The story is all from Emery’s perspective. Usually, I don’t end up liking something written in this way but it’s pulled off nicely here. Emery is likable and well fleshed out and her voice, while very casual (the only meh part of it for me), ultimately culminates in good character work. There is less prose but the themes are worked in such that there’s a decent amount of emotional payout because of the perspective.
It’s also somewhat subversive. It’s less frenetic than traditional cyberpunk, which usually has new terminology and infodumps that take place during action that doesn’t relent much. This is decidedly more low-key, making it also more accessible.
It also feels solarpunk in that it’s not entirely nihilistic regarding technology or the future, in general, despite the ecological disaster. There are explorations of being responsible and not simply ignorant when trying to understand the outside world that this society looks forward to. Not doing so having real, lasting impact that’s detrimental to humanity. The characters have low points but even when the omnipresent corporations illicit very little hope, it’s disillusioned later. Emery isn’t looking to simply save herself, she has to consider what her actions will do to others; decidedly not traditional cyberpunk where the protagonists are anti-heroes. Which, I like a lot. This feels like a more relevant cyberpunk story because of this.
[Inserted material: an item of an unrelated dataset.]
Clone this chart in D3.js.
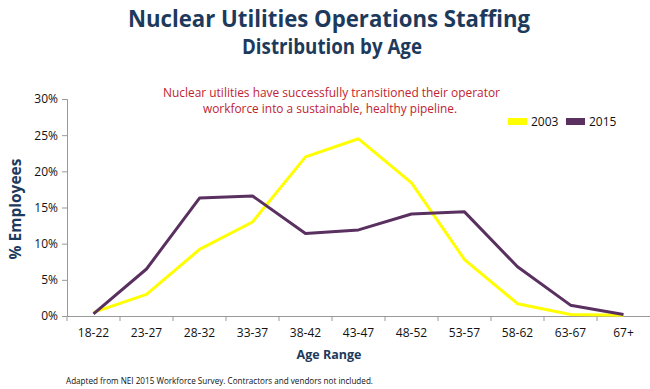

The city finding a new use for things is also present but… not in the way you’d expect. It’s a living, breathing thing aesthetically because it has technology to counteract the greenhouse effect of living under glass, but also has maintenance tunnels and spaces for sub-cultures that are used by her as a courier to get her job done, even when that job eventually becomes eluding everyone. It felt like a well-realized setting with a purpose beyond the overcapacity of humanity resulting, again, in a nihilistic narrative more indicative of cyberpunk.
She needs to integrate into a corporation. Dressing like them and doing as they say. There is not the normal freedom of expression found in cyberpunk here, that’s been taken from her and, though subtle, I thought was an interesting way to turn it around later when she’s running from the corporation using the tech and the clothes they gave her. Rather than cybernetics being the thing used to subvert power structures, it’s a more literalized repurposing. Pretty cool.
Implants are both good and bad. Therefore the “good”, the “bad”, and the morally grey are put squarely on the shoulders people. Which ends up getting rid of the technophobia trope, too.
It’s also always great to read a female protagonist that isn’t sexualized. Her voice and thoughts make sense, both in just the case of being a believable character, but also in terms of being respectful of a trauma victim while not skirting the issue. She has internal things to work out as a result and the narrative is about that. It’s not only a blip of a character detail to make her sympathetic. It’s how you come to be able to empathize and understand her thoughts and decisions throughout the entire story.
Surprising, thoughtful, and good; Implanted, I hope, is the start of a distinctly feminist cyberpunk wave of literature striking out against the cyberpunk visual tropes pervasive in visual media today that people seem to be waiting for. People like me!